• [Given exercise]
Write the data below out exactly as it stands. Do not include the pictures.

• [Data section]
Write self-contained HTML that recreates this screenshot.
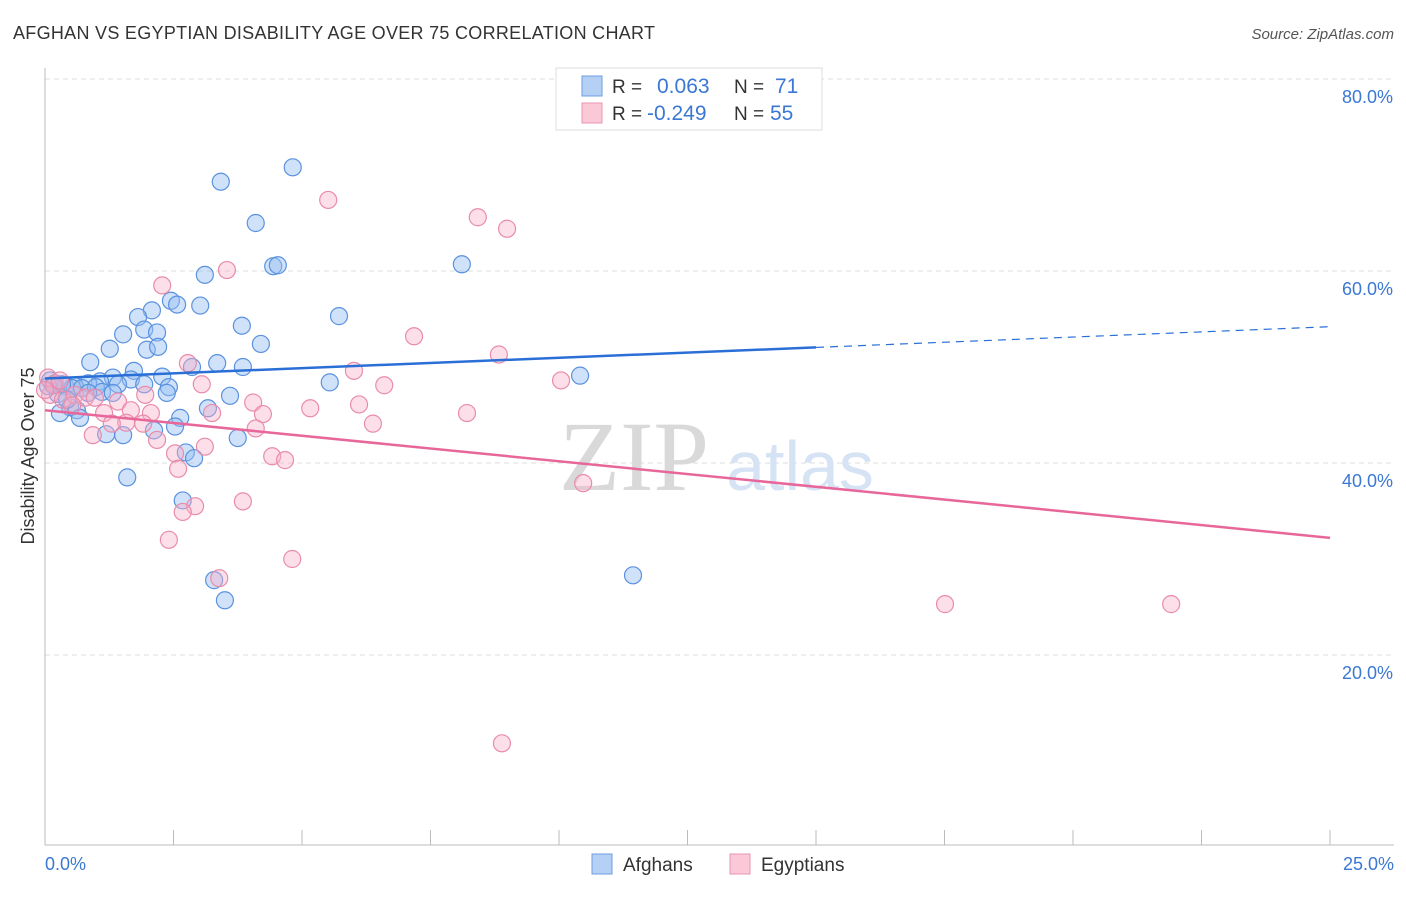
<!DOCTYPE html>
<html><head><meta charset="utf-8"><style>
body{margin:0;background:#fff;font-family:"Liberation Sans",sans-serif}
svg text{font-family:"Liberation Sans",sans-serif}
</style></head><body>
<svg id="chart" width="1406" height="892">
<text x="13" y="39" font-size="18" fill="#333" textLength="642">AFGHAN VS EGYPTIAN DISABILITY AGE OVER 75 CORRELATION CHART</text>
<text x="1394" y="39" font-size="15" fill="#555" font-style="italic" text-anchor="end">Source: ZipAtlas.com</text>
<g id="grid"></g>
<g><text x="634" y="490" font-size="100" style="font-family:'Liberation Serif',serif" fill="#d9d9d9" text-anchor="middle">ZIP</text><text x="800" y="490" font-size="70" fill="#d5e3f5" text-anchor="middle">atlas</text></g>
<line x1="45" y1="68" x2="45" y2="845" stroke="#bbb"/>
<line x1="45" y1="845" x2="1394" y2="845" stroke="#bbb"/>
<g id="xticks"></g>
<text x="45" y="870" font-size="18" fill="#3a78d4">0.0%</text>
<text x="1394" y="870" font-size="18" fill="#3a78d4" text-anchor="end">25.0%</text>
<text transform="translate(34,456) rotate(-90)" font-size="18" fill="#333" text-anchor="middle">Disability Age Over 75</text>
<g id="pts"></g>
<g id="trend"></g>
<g>
<rect x="556" y="68" width="266" height="62" fill="#fff" stroke="#ddd"/>
<rect x="582" y="76" width="20" height="20" fill="#b5d0f5" stroke="#6d9de0"/>
<rect x="582" y="103" width="20" height="20" fill="#fbc8d8" stroke="#ea93b0"/>
<text x="612" y="93" font-size="19" fill="#333">R = </text><text x="657" y="93" font-size="21" fill="#3a78d4">0.063</text>
<text x="734" y="93" font-size="19" fill="#333">N = </text><text x="775" y="93" font-size="21" fill="#3a78d4">71</text>
<text x="612" y="120" font-size="19" fill="#333">R = </text><text x="647" y="120" font-size="21" fill="#3a78d4">-0.249</text>
<text x="734" y="120" font-size="19" fill="#333">N = </text><text x="770" y="120" font-size="21" fill="#3a78d4">55</text>
</g>
<g>
<rect x="592" y="854" width="20" height="20" fill="#b5d0f5" stroke="#6d9de0"/>
<text x="623" y="871" font-size="19" fill="#333">Afghans</text>
<rect x="730" y="854" width="20" height="20" fill="#fbc8d8" stroke="#ea93b0"/>
<text x="761" y="871" font-size="19" fill="#333">Egyptians</text>
</g>
</svg>
<script>
const yTicks=[20,40,60,80];
const yTickLabels=["20.0%","40.0%","60.0%","80.0%"];
const xTicks=[0,2.5,5,7.5,10,12.5,15,17.5,20,22.5,25];
const afghanX=[4.82,3.42,4.10,4.44,4.53,8.11,3.11,2.45,2.57,3.02,2.08,1.81,5.72,3.83,1.52,1.93,2.18,1.98,2.20,1.26,4.20,0.88,3.35,3.85,2.86,5.54,10.41,1.73,2.28,1.32,1.67,1.07,0.84,1.42,1.93,2.41,2.37,0.19,0.39,0.58,0.25,0.53,0.72,0.99,1.11,1.32,3.60,3.17,2.63,0.49,0.62,0.29,0.68,2.53,1.19,1.52,2.12,3.75,2.74,2.90,1.60,2.68,3.29,3.50,11.44,0.10,0.33,0.06,0.84,0.43,0.16];
const afghanY=[70.8,69.3,65.0,60.5,60.6,60.7,59.6,56.9,56.5,56.4,55.9,55.2,55.3,54.3,53.4,53.9,53.6,51.8,52.1,51.9,52.4,50.5,50.4,50.0,50.0,48.4,49.1,49.6,49.0,48.9,48.7,48.5,48.3,48.2,48.2,47.9,47.3,48.3,48.0,48.0,47.2,47.8,47.8,47.9,47.4,47.3,47.0,45.7,44.7,45.8,45.5,45.2,44.7,43.8,43.0,42.9,43.4,42.6,41.1,40.5,38.5,36.1,27.8,25.7,28.3,48.6,48.2,48.0,47.3,46.6,48.1];
const egyptX=[5.51,8.42,8.99,3.54,2.28,7.18,8.83,2.78,6.01,3.05,6.60,10.04,4.05,6.11,1.42,1.15,1.67,2.06,3.25,4.24,5.16,8.21,6.38,1.58,1.30,1.91,4.10,2.18,0.93,2.53,3.11,4.42,4.67,2.59,3.85,2.92,2.68,2.41,4.81,3.39,10.47,17.51,21.91,8.89,0.06,0.19,0.10,0.35,0.58,0.78,0.97,0.53,0.29,0.00,1.95];
const egyptY=[67.4,65.6,64.4,60.1,58.5,53.2,51.3,50.4,49.6,48.2,48.1,48.6,46.3,46.1,46.4,45.2,45.5,45.2,45.2,45.1,45.7,45.2,44.1,44.2,44.1,44.1,43.6,42.4,42.9,41.0,41.7,40.7,40.3,39.4,36.0,35.5,34.9,32.0,30.0,28.0,37.9,25.3,25.3,10.8,48.9,48.2,47.1,46.6,47.1,46.8,46.8,46.0,48.6,47.6,47.1];
const trendIntercept=[48.8,45.5];
const trendSlope=[0.216,-0.532];
const X0=45,X1=1330,XMAX=25,Y0=847,YPER=9.6;
const sx=v=>X0+(X1-X0)*v/XMAX;
const sy=v=>Y0-v*YPER;
const NS="http://www.w3.org/2000/svg";
function mk(t,a,p){const e=document.createElementNS(NS,t);for(const k in a)e.setAttribute(k,a[k]);p.appendChild(e);return e;}
const grid=document.getElementById('grid');
yTicks.forEach((v,i)=>{
  const l=mk('line',{x1:45,x2:1394,y1:sy(v),y2:sy(v),stroke:'#ddd','stroke-dasharray':'5,4'},grid);
  
  
  const t=mk('text',{x:1393,y:sy(v)+24,'font-size':18,fill:'#3a78d4','text-anchor':'end'},grid);
  t.textContent=yTickLabels[i];
  
  
});
const xt=document.getElementById('xticks');
xTicks.forEach(v=>{
  const l=mk('line',{x1:sx(v),x2:sx(v),y1:830,y2:845,stroke:'#bbb'},xt);
  
  
});
const pts=document.getElementById('pts');
afghanX.forEach((x,i)=>{
  const c=mk('circle',{cx:sx(x),cy:sy(afghanY[i]),r:8.5,fill:'rgba(150,190,242,0.45)',stroke:'#5a92df','stroke-width':1.2},pts);
  
  
});
egyptX.forEach((x,i)=>{
  const c=mk('circle',{cx:sx(x),cy:sy(egyptY[i]),r:8.5,fill:'rgba(247,175,200,0.4)',stroke:'#e98cab','stroke-width':1.2},pts);
  
  
});
const tr=document.getElementById('trend');
const f=(k,x)=>trendIntercept[k]+trendSlope[k]*x;
let l1=mk('line',{x1:sx(0),y1:sy(f(0,0)),x2:sx(15),y2:sy(f(0,15)),stroke:'#2a6fd6','stroke-width':2.5},tr);


let l2=mk('line',{x1:sx(15),y1:sy(f(0,15)),x2:sx(25),y2:sy(f(0,25)),stroke:'#2a6fd6','stroke-width':1.2,'stroke-dasharray':'8,6'},tr);


let l3=mk('line',{x1:sx(0),y1:sy(f(1,0)),x2:sx(25),y2:sy(f(1,25)),stroke:'#e8679a','stroke-width':2.5},tr);


</script>
</body></html>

• [Complete answer]
Write self-contained HTML that recreates this screenshot.
<!DOCTYPE html>
<html><head><meta charset="utf-8"><style>
body{margin:0;background:#fff;font-family:"Liberation Sans",sans-serif}
svg text{font-family:"Liberation Sans",sans-serif}
</style></head><body>
<svg id="chart" width="1406" height="892">
<text x="13" y="39" font-size="18" fill="#333" textLength="642">AFGHAN VS EGYPTIAN DISABILITY AGE OVER 75 CORRELATION CHART</text>
<text x="1394" y="39" font-size="15" fill="#555" font-style="italic" text-anchor="end">Source: ZipAtlas.com</text>
<g id="grid"></g>
<g><text x="634" y="490" font-size="100" style="font-family:'Liberation Serif',serif" fill="#d9d9d9" text-anchor="middle">ZIP</text><text x="800" y="490" font-size="70" fill="#d5e3f5" text-anchor="middle">atlas</text></g>
<line x1="45" y1="68" x2="45" y2="845" stroke="#bbb"/>
<line x1="45" y1="845" x2="1394" y2="845" stroke="#bbb"/>
<g id="xticks"></g>
<text x="45" y="870" font-size="18" fill="#3a78d4">0.0%</text>
<text x="1394" y="870" font-size="18" fill="#3a78d4" text-anchor="end">25.0%</text>
<text transform="translate(34,456) rotate(-90)" font-size="18" fill="#333" text-anchor="middle">Disability Age Over 75</text>
<g id="pts"></g>
<g id="trend"></g>
<g>
<rect x="556" y="68" width="266" height="62" fill="#fff" stroke="#ddd"/>
<rect x="582" y="76" width="20" height="20" fill="#b5d0f5" stroke="#6d9de0"/>
<rect x="582" y="103" width="20" height="20" fill="#fbc8d8" stroke="#ea93b0"/>
<text x="612" y="93" font-size="19" fill="#333">R = </text><text x="657" y="93" font-size="21" fill="#3a78d4">0.063</text>
<text x="734" y="93" font-size="19" fill="#333">N = </text><text x="775" y="93" font-size="21" fill="#3a78d4">71</text>
<text x="612" y="120" font-size="19" fill="#333">R = </text><text x="647" y="120" font-size="21" fill="#3a78d4">-0.249</text>
<text x="734" y="120" font-size="19" fill="#333">N = </text><text x="770" y="120" font-size="21" fill="#3a78d4">55</text>
</g>
<g>
<rect x="592" y="854" width="20" height="20" fill="#b5d0f5" stroke="#6d9de0"/>
<text x="623" y="871" font-size="19" fill="#333">Afghans</text>
<rect x="730" y="854" width="20" height="20" fill="#fbc8d8" stroke="#ea93b0"/>
<text x="761" y="871" font-size="19" fill="#333">Egyptians</text>
</g>
</svg>
<script>
const yTicks=[20,40,60,80];
const yTickLabels=["20.0%","40.0%","60.0%","80.0%"];
const xTicks=[0,2.5,5,7.5,10,12.5,15,17.5,20,22.5,25];
const afghanX=[4.82,3.42,4.10,4.44,4.53,8.11,3.11,2.45,2.57,3.02,2.08,1.81,5.72,3.83,1.52,1.93,2.18,1.98,2.20,1.26,4.20,0.88,3.35,3.85,2.86,5.54,10.41,1.73,2.28,1.32,1.67,1.07,0.84,1.42,1.93,2.41,2.37,0.19,0.39,0.58,0.25,0.53,0.72,0.99,1.11,1.32,3.60,3.17,2.63,0.49,0.62,0.29,0.68,2.53,1.19,1.52,2.12,3.75,2.74,2.90,1.60,2.68,3.29,3.50,11.44,0.10,0.33,0.06,0.84,0.43,0.16];
const afghanY=[70.8,69.3,65.0,60.5,60.6,60.7,59.6,56.9,56.5,56.4,55.9,55.2,55.3,54.3,53.4,53.9,53.6,51.8,52.1,51.9,52.4,50.5,50.4,50.0,50.0,48.4,49.1,49.6,49.0,48.9,48.7,48.5,48.3,48.2,48.2,47.9,47.3,48.3,48.0,48.0,47.2,47.8,47.8,47.9,47.4,47.3,47.0,45.7,44.7,45.8,45.5,45.2,44.7,43.8,43.0,42.9,43.4,42.6,41.1,40.5,38.5,36.1,27.8,25.7,28.3,48.6,48.2,48.0,47.3,46.6,48.1];
const egyptX=[5.51,8.42,8.99,3.54,2.28,7.18,8.83,2.78,6.01,3.05,6.60,10.04,4.05,6.11,1.42,1.15,1.67,2.06,3.25,4.24,5.16,8.21,6.38,1.58,1.30,1.91,4.10,2.18,0.93,2.53,3.11,4.42,4.67,2.59,3.85,2.92,2.68,2.41,4.81,3.39,10.47,17.51,21.91,8.89,0.06,0.19,0.10,0.35,0.58,0.78,0.97,0.53,0.29,0.00,1.95];
const egyptY=[67.4,65.6,64.4,60.1,58.5,53.2,51.3,50.4,49.6,48.2,48.1,48.6,46.3,46.1,46.4,45.2,45.5,45.2,45.2,45.1,45.7,45.2,44.1,44.2,44.1,44.1,43.6,42.4,42.9,41.0,41.7,40.7,40.3,39.4,36.0,35.5,34.9,32.0,30.0,28.0,37.9,25.3,25.3,10.8,48.9,48.2,47.1,46.6,47.1,46.8,46.8,46.0,48.6,47.6,47.1];
const trendIntercept=[48.8,45.5];
const trendSlope=[0.216,-0.532];
const X0=45,X1=1330,XMAX=25,Y0=847,YPER=9.6;
const sx=v=>X0+(X1-X0)*v/XMAX;
const sy=v=>Y0-v*YPER;
const NS="http://www.w3.org/2000/svg";
function mk(t,a,p){const e=document.createElementNS(NS,t);for(const k in a)e.setAttribute(k,a[k]);p.appendChild(e);return e;}
const grid=document.getElementById('grid');
yTicks.forEach((v,i)=>{
  const l=mk('line',{x1:45,x2:1394,y1:sy(v),y2:sy(v),stroke:'#ddd','stroke-dasharray':'5,4'},grid);
  
  
  const t=mk('text',{x:1393,y:sy(v)+24,'font-size':18,fill:'#3a78d4','text-anchor':'end'},grid);
  t.textContent=yTickLabels[i];
  
  
});
const xt=document.getElementById('xticks');
xTicks.forEach(v=>{
  const l=mk('line',{x1:sx(v),x2:sx(v),y1:830,y2:845,stroke:'#bbb'},xt);
  
  
});
const pts=document.getElementById('pts');
afghanX.forEach((x,i)=>{
  const c=mk('circle',{cx:sx(x),cy:sy(afghanY[i]),r:8.5,fill:'rgba(150,190,242,0.45)',stroke:'#5a92df','stroke-width':1.2},pts);
  
  
});
egyptX.forEach((x,i)=>{
  const c=mk('circle',{cx:sx(x),cy:sy(egyptY[i]),r:8.5,fill:'rgba(247,175,200,0.4)',stroke:'#e98cab','stroke-width':1.2},pts);
  
  
});
const tr=document.getElementById('trend');
const f=(k,x)=>trendIntercept[k]+trendSlope[k]*x;
let l1=mk('line',{x1:sx(0),y1:sy(f(0,0)),x2:sx(15),y2:sy(f(0,15)),stroke:'#2a6fd6','stroke-width':2.5},tr);


let l2=mk('line',{x1:sx(15),y1:sy(f(0,15)),x2:sx(25),y2:sy(f(0,25)),stroke:'#2a6fd6','stroke-width':1.2,'stroke-dasharray':'8,6'},tr);


let l3=mk('line',{x1:sx(0),y1:sy(f(1,0)),x2:sx(25),y2:sy(f(1,25)),stroke:'#e8679a','stroke-width':2.5},tr);


</script>
</body></html>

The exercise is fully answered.